Elucidating the role of centromere dysfunction in genome instability – CenBreak

Division is an essential stage in the life of all cells: it participates in an organism’s development and growth, in wound repair, combating infection, and cell turnover. When a cell separates during cell division it needs to equally distribute its chromosomes, the molecular basis of genetic heredity, between its two daughter cells.
The centromere is a small region on each chromosome that serves as an anchor point for the attachment of the cell machinery that delivers one copy of each duplicated chromosome to each daughter cell. Defects in centromere formation and function lead to incorrect distribution of the number of chromosomes among the daughter cells, a phenomenon called aneuploidy, and to structural defects with loss or gain of genetic material. Interestingly, DNA breaks, rearrangements and structural aberrations at centromeric regions are found in several types of cancer cells and human genetic diseases. To understand how cells avoid these defects, it is crucial to understand how centromeres are formed and their integrity maintained throughout generations. Further, cells have developed surveillance mechanisms to maintain cell homeostasis and to prevent the arising of DNA damage and genome instability. Failure to activate these surveillance mechanisms leads to abnormal karyotypes that in turn are the cause of developmental disorders such as Down and Turner syndromes and a variety of cancers. How cells sense and respond to these types of aberrations is still under debate. The presence of both centromere breaks and aneuploidy in these different pathological states points towards a central role of centromeres in maintaining genome stability during cell division.
The centromere is a complex structure made of repetitive DNA and proteins. In most species, it contains a specific chromatin enriched for the histone H3-variant Centromere Protein A (CENP-A) and repetitive DNA, known in human as satellite DNA and bound by the protein CENP-B. CENP-A is essential to preserve centromere position over cell divisions and to recruit other factors required for correct centromere functioning. Little is known, however, on the particular environment that centromeric chromatin and its underlying repetitive sequences create at centromeres and on their role in centromere function and stability. Recent findings from our lab point towards an important role of CENP-B, the only protein known to bind centromeric DNA, in mediating equal chromosome separation.
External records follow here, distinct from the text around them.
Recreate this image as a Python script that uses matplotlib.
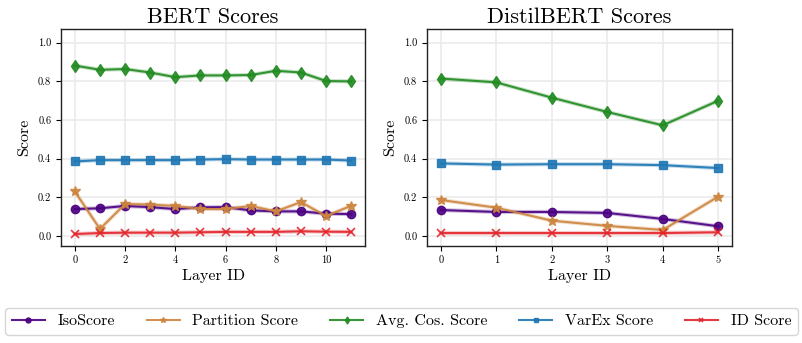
import matplotlib
matplotlib.use("Agg")
import matplotlib.pyplot as plt
import numpy as np

plt.rcParams['font.family'] = 'serif'
plt.rcParams['font.serif'] = ['cmr10', 'DejaVu Serif']
plt.rcParams['mathtext.fontset'] = 'cm'
plt.rcParams['axes.formatter.use_mathtext'] = True

bert_layers = list(range(12))
distil_layers = list(range(6))

series_names = ["IsoScore", "Partition Score", "Avg. Cos. Score", "VarEx Score", "ID Score"]

bert_iso = [0.139, 0.143, 0.155, 0.149, 0.139, 0.148, 0.149, 0.132, 0.127, 0.127, 0.115, 0.113]
bert_part = [0.230, 0.036, 0.165, 0.162, 0.155, 0.139, 0.139, 0.155, 0.127, 0.175, 0.103, 0.156]
bert_cos = [0.881, 0.859, 0.863, 0.845, 0.821, 0.830, 0.830, 0.832, 0.854, 0.845, 0.801, 0.799]
bert_varex = [0.385, 0.392, 0.392, 0.392, 0.392, 0.395, 0.397, 0.395, 0.395, 0.395, 0.395, 0.390]
bert_id = [0.010, 0.015, 0.017, 0.017, 0.017, 0.019, 0.021, 0.021, 0.021, 0.024, 0.022, 0.021]

distil_iso = [0.134, 0.124, 0.124, 0.119, 0.088, 0.050]
distil_part = [0.186, 0.146, 0.079, 0.052, 0.031, 0.203]
distil_cos = [0.814, 0.794, 0.715, 0.641, 0.572, 0.699]
distil_varex = [0.375, 0.369, 0.371, 0.371, 0.366, 0.351]
distil_id = [0.015, 0.015, 0.015, 0.015, 0.015, 0.019]

colors = ["#4B0082", "#CD853F", "#228B22", "#1f77b4", "#e3242b"]
markers = ["o", "*", "d", "s", "x"]

fig = plt.figure(figsize=(8.03, 3.43), dpi=100)
ax1 = fig.add_axes([61/803, 1-246/343, (365-61)/803, (246-29)/343])
ax2 = fig.add_axes([427/803, 1-246/343, (732-427)/803, (246-29)/343])

panels = [
    (ax1, bert_layers, [bert_iso, bert_part, bert_cos, bert_varex, bert_id], "BERT Scores", [0, 2, 4, 6, 8, 10]),
    (ax2, distil_layers, [distil_iso, distil_part, distil_cos, distil_varex, distil_id], "DistilBERT Scores", [0, 1, 2, 3, 4, 5]),
]

handles = []
for ax, xs, ys_list, title, xt in panels:
    for ys, c, m, name in zip(ys_list, colors, markers, series_names):
        ax.plot(xs, ys, color=c, lw=3.0, alpha=0.25, zorder=2)
        h, = ax.plot(xs, ys, color=c, marker=m, lw=1.5, ms=6 if m != "*" else 7,
                     markeredgewidth=1.0 if m != "x" else 1.2, alpha=0.9, label=name, zorder=3)
        if ax is ax1:
            handles.append(h)
    ax.set_ylim(-0.052, 1.07)
    ax.set_yticks([0.0, 0.2, 0.4, 0.6, 0.8, 1.0])
    ax.set_yticklabels(["0.0", "0.2", "0.4", "0.6", "0.8", "1.0"])
    ax.set_xticks(xt)
    ax.set_xticklabels([str(v) for v in xt])
    ax.tick_params(labelsize=7.5, direction='out', length=3.5, width=0.8)
    ax.grid(True, color="#ebebeb", lw=1.2)
    ax.set_axisbelow(True)
    ax.set_title(title, fontsize=16, pad=4)
    ax.set_xlabel("Layer ID", fontsize=11.5, labelpad=3)
    ax.set_ylabel("Score", fontsize=11.5, labelpad=5)
    for s in ax.spines.values():
        s.set_linewidth(1.0)
        s.set_color("#222222")

leg = fig.legend(handles, series_names, loc='center', bbox_to_anchor=(0.5, 0.064), ncol=5,
                 fontsize=11.5, markerscale=0.6, handlelength=2.05, handletextpad=0.8,
                 columnspacing=2.0, frameon=True, fancybox=True, borderpad=0.4)
leg.get_frame().set_edgecolor("#cccccc")
leg.get_frame().set_linewidth(1.0)

fig.savefig("out.png", dpi=100)
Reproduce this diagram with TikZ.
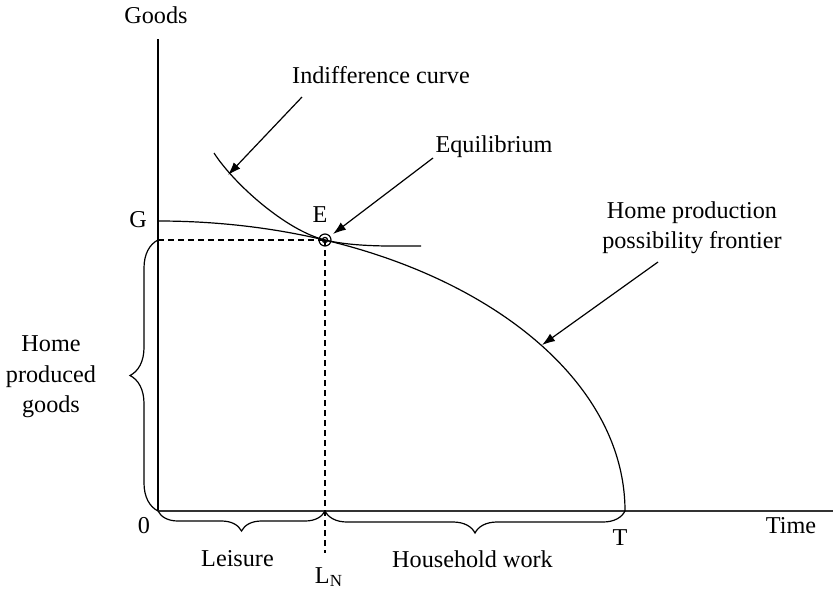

Further, we have shown that removal of CENP-A leads to an increase in aberrant centromere recombination, indicating that CENP-A might directly contribute to centromere stability.
The goal of our research project is to study the role that centromere failure plays in the onset of genome instability and the molecular mechanisms that are activated in response to such defects. To this end, our consortium will combine genome editing with state of the art microscopy, cell genetics, and ongoing cutting-edge developments, such as quantitative and comparative locus-specific chromatin proteomics analysis and recombination based-approaches at centromeric regions. This proposal will convey crucial insight in centromere biology that will be fundamental to understand the genesis of chromosome instability, which is the basis of many human diseases.